Goal of the exercise
Your task is to copy the listing exactly. Drop any pictures from the copy.

——

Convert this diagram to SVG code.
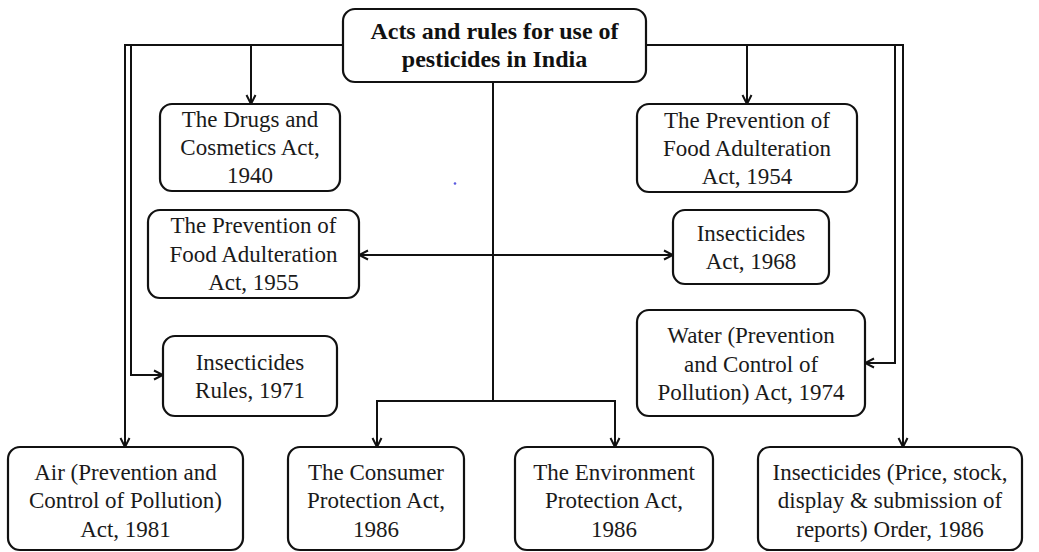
<svg xmlns="http://www.w3.org/2000/svg" width="1039" height="552" viewBox="0 0 1039 552">
<style>
.box{fill:#fff;stroke:#111;stroke-width:2.2}
.t{font-size:23px;fill:#1a1a1a;text-anchor:middle}
.tb{font-size:24px;font-weight:bold;fill:#111;text-anchor:middle}
.ln{fill:none;stroke:#111;stroke-width:2}
</style>
<defs>
<marker id="ah" viewBox="0 0 12 12" refX="11" refY="6" markerWidth="12" markerHeight="12" markerUnits="userSpaceOnUse" orient="auto-start-reverse">
<path d="M2,1.5 L11,6 L2,10.5" fill="none" stroke="#111" stroke-width="2"/>
</marker>
</defs>
<rect width="1039" height="552" fill="#fff"/>
<g id="connectors">
<path class="ln" d="M343,45 H125 V447" marker-end="url(#ah)"/>
<path class="ln" d="M131,45 V375 H163" marker-end="url(#ah)"/>
<path class="ln" d="M251,45 V104" marker-end="url(#ah)"/>
<path class="ln" d="M646,45 H903 V447" marker-end="url(#ah)"/>
<path class="ln" d="M895,45 V363 H865" marker-end="url(#ah)"/>
<path class="ln" d="M747,45 V104" marker-end="url(#ah)"/>
<path class="ln" d="M493,82 V401"/>
<path class="ln" d="M493,401 H377 V447" marker-end="url(#ah)"/>
<path class="ln" d="M493,401 H615 V447" marker-end="url(#ah)"/>
<path class="ln" d="M359,255 H673" marker-start="url(#ah)" marker-end="url(#ah)"/>
</g>
<g id="nodes" font-family="Liberation Serif">
<g id="title">
<rect class="box" x="343" y="9" width="303" height="73" rx="12"/>
<text class="tb" x="494.5" y="39">Acts and rules for use of</text>
<text class="tb" x="494.5" y="67">pesticides in India</text>
</g>
<g id="drugs">
<rect class="box" x="160" y="104" width="180" height="87" rx="12"/>
<text class="t" x="250" y="127">The Drugs and</text>
<text class="t" x="250" y="155">Cosmetics Act,</text>
<text class="t" x="250" y="183">1940</text>
</g>
<g id="pfa1954">
<rect class="box" x="637" y="104" width="220" height="88" rx="12"/>
<text class="t" x="747" y="128">The Prevention of</text>
<text class="t" x="747" y="156">Food Adulteration</text>
<text class="t" x="747" y="184">Act, 1954</text>
</g>
<g id="pfa1955">
<rect class="box" x="148" y="210" width="211" height="88" rx="12"/>
<text class="t" x="253.5" y="233">The Prevention of</text>
<text class="t" x="253.5" y="262">Food Adulteration</text>
<text class="t" x="253.5" y="290">Act, 1955</text>
</g>
<g id="insact">
<rect class="box" x="673" y="210" width="156" height="74" rx="12"/>
<text class="t" x="751" y="241">Insecticides</text>
<text class="t" x="751" y="269">Act, 1968</text>
</g>
<g id="insrules">
<rect class="box" x="163" y="336" width="174" height="80" rx="12"/>
<text class="t" x="250" y="370">Insecticides</text>
<text class="t" x="250" y="398">Rules, 1971</text>
</g>
<g id="water">
<rect class="box" x="637" y="310" width="228" height="106" rx="12"/>
<text class="t" x="751" y="343">Water (Prevention</text>
<text class="t" x="751" y="372">and Control of</text>
<text class="t" x="751" y="400">Pollution) Act, 1974</text>
</g>
<g id="air">
<rect class="box" x="8" y="447" width="235" height="103" rx="12"/>
<text class="t" x="125.5" y="480">Air (Prevention and</text>
<text class="t" x="125.5" y="508">Control of Pollution)</text>
<text class="t" x="125.5" y="537">Act, 1981</text>
</g>
<g id="consumer">
<rect class="box" x="288" y="447" width="176" height="103" rx="12"/>
<text class="t" x="376" y="480">The Consumer</text>
<text class="t" x="376" y="508">Protection Act,</text>
<text class="t" x="376" y="537">1986</text>
</g>
<g id="environment">
<rect class="box" x="515" y="447" width="198" height="103" rx="12"/>
<text class="t" x="614" y="480">The Environment</text>
<text class="t" x="614" y="508">Protection Act,</text>
<text class="t" x="614" y="537">1986</text>
</g>
<g id="order">
<rect class="box" x="758" y="447" width="264" height="103" rx="12"/>
<text class="t" x="890" y="480">Insecticides (Price, stock,</text>
<text class="t" x="890" y="508">display &amp; submission of</text>
<text class="t" x="890" y="537">reports) Order, 1986</text>
</g>
</g>
<circle cx="455" cy="183.5" r="1.3" fill="#5a5ae0"/>
</svg>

——

Full answer
Convert this diagram to SVG code.
<svg xmlns="http://www.w3.org/2000/svg" width="1039" height="552" viewBox="0 0 1039 552">
<style>
.box{fill:#fff;stroke:#111;stroke-width:2.2}
.t{font-size:23px;fill:#1a1a1a;text-anchor:middle}
.tb{font-size:24px;font-weight:bold;fill:#111;text-anchor:middle}
.ln{fill:none;stroke:#111;stroke-width:2}
</style>
<defs>
<marker id="ah" viewBox="0 0 12 12" refX="11" refY="6" markerWidth="12" markerHeight="12" markerUnits="userSpaceOnUse" orient="auto-start-reverse">
<path d="M2,1.5 L11,6 L2,10.5" fill="none" stroke="#111" stroke-width="2"/>
</marker>
</defs>
<rect width="1039" height="552" fill="#fff"/>
<g id="connectors">
<path class="ln" d="M343,45 H125 V447" marker-end="url(#ah)"/>
<path class="ln" d="M131,45 V375 H163" marker-end="url(#ah)"/>
<path class="ln" d="M251,45 V104" marker-end="url(#ah)"/>
<path class="ln" d="M646,45 H903 V447" marker-end="url(#ah)"/>
<path class="ln" d="M895,45 V363 H865" marker-end="url(#ah)"/>
<path class="ln" d="M747,45 V104" marker-end="url(#ah)"/>
<path class="ln" d="M493,82 V401"/>
<path class="ln" d="M493,401 H377 V447" marker-end="url(#ah)"/>
<path class="ln" d="M493,401 H615 V447" marker-end="url(#ah)"/>
<path class="ln" d="M359,255 H673" marker-start="url(#ah)" marker-end="url(#ah)"/>
</g>
<g id="nodes" font-family="Liberation Serif">
<g id="title">
<rect class="box" x="343" y="9" width="303" height="73" rx="12"/>
<text class="tb" x="494.5" y="39">Acts and rules for use of</text>
<text class="tb" x="494.5" y="67">pesticides in India</text>
</g>
<g id="drugs">
<rect class="box" x="160" y="104" width="180" height="87" rx="12"/>
<text class="t" x="250" y="127">The Drugs and</text>
<text class="t" x="250" y="155">Cosmetics Act,</text>
<text class="t" x="250" y="183">1940</text>
</g>
<g id="pfa1954">
<rect class="box" x="637" y="104" width="220" height="88" rx="12"/>
<text class="t" x="747" y="128">The Prevention of</text>
<text class="t" x="747" y="156">Food Adulteration</text>
<text class="t" x="747" y="184">Act, 1954</text>
</g>
<g id="pfa1955">
<rect class="box" x="148" y="210" width="211" height="88" rx="12"/>
<text class="t" x="253.5" y="233">The Prevention of</text>
<text class="t" x="253.5" y="262">Food Adulteration</text>
<text class="t" x="253.5" y="290">Act, 1955</text>
</g>
<g id="insact">
<rect class="box" x="673" y="210" width="156" height="74" rx="12"/>
<text class="t" x="751" y="241">Insecticides</text>
<text class="t" x="751" y="269">Act, 1968</text>
</g>
<g id="insrules">
<rect class="box" x="163" y="336" width="174" height="80" rx="12"/>
<text class="t" x="250" y="370">Insecticides</text>
<text class="t" x="250" y="398">Rules, 1971</text>
</g>
<g id="water">
<rect class="box" x="637" y="310" width="228" height="106" rx="12"/>
<text class="t" x="751" y="343">Water (Prevention</text>
<text class="t" x="751" y="372">and Control of</text>
<text class="t" x="751" y="400">Pollution) Act, 1974</text>
</g>
<g id="air">
<rect class="box" x="8" y="447" width="235" height="103" rx="12"/>
<text class="t" x="125.5" y="480">Air (Prevention and</text>
<text class="t" x="125.5" y="508">Control of Pollution)</text>
<text class="t" x="125.5" y="537">Act, 1981</text>
</g>
<g id="consumer">
<rect class="box" x="288" y="447" width="176" height="103" rx="12"/>
<text class="t" x="376" y="480">The Consumer</text>
<text class="t" x="376" y="508">Protection Act,</text>
<text class="t" x="376" y="537">1986</text>
</g>
<g id="environment">
<rect class="box" x="515" y="447" width="198" height="103" rx="12"/>
<text class="t" x="614" y="480">The Environment</text>
<text class="t" x="614" y="508">Protection Act,</text>
<text class="t" x="614" y="537">1986</text>
</g>
<g id="order">
<rect class="box" x="758" y="447" width="264" height="103" rx="12"/>
<text class="t" x="890" y="480">Insecticides (Price, stock,</text>
<text class="t" x="890" y="508">display &amp; submission of</text>
<text class="t" x="890" y="537">reports) Order, 1986</text>
</g>
</g>
<circle cx="455" cy="183.5" r="1.3" fill="#5a5ae0"/>
</svg>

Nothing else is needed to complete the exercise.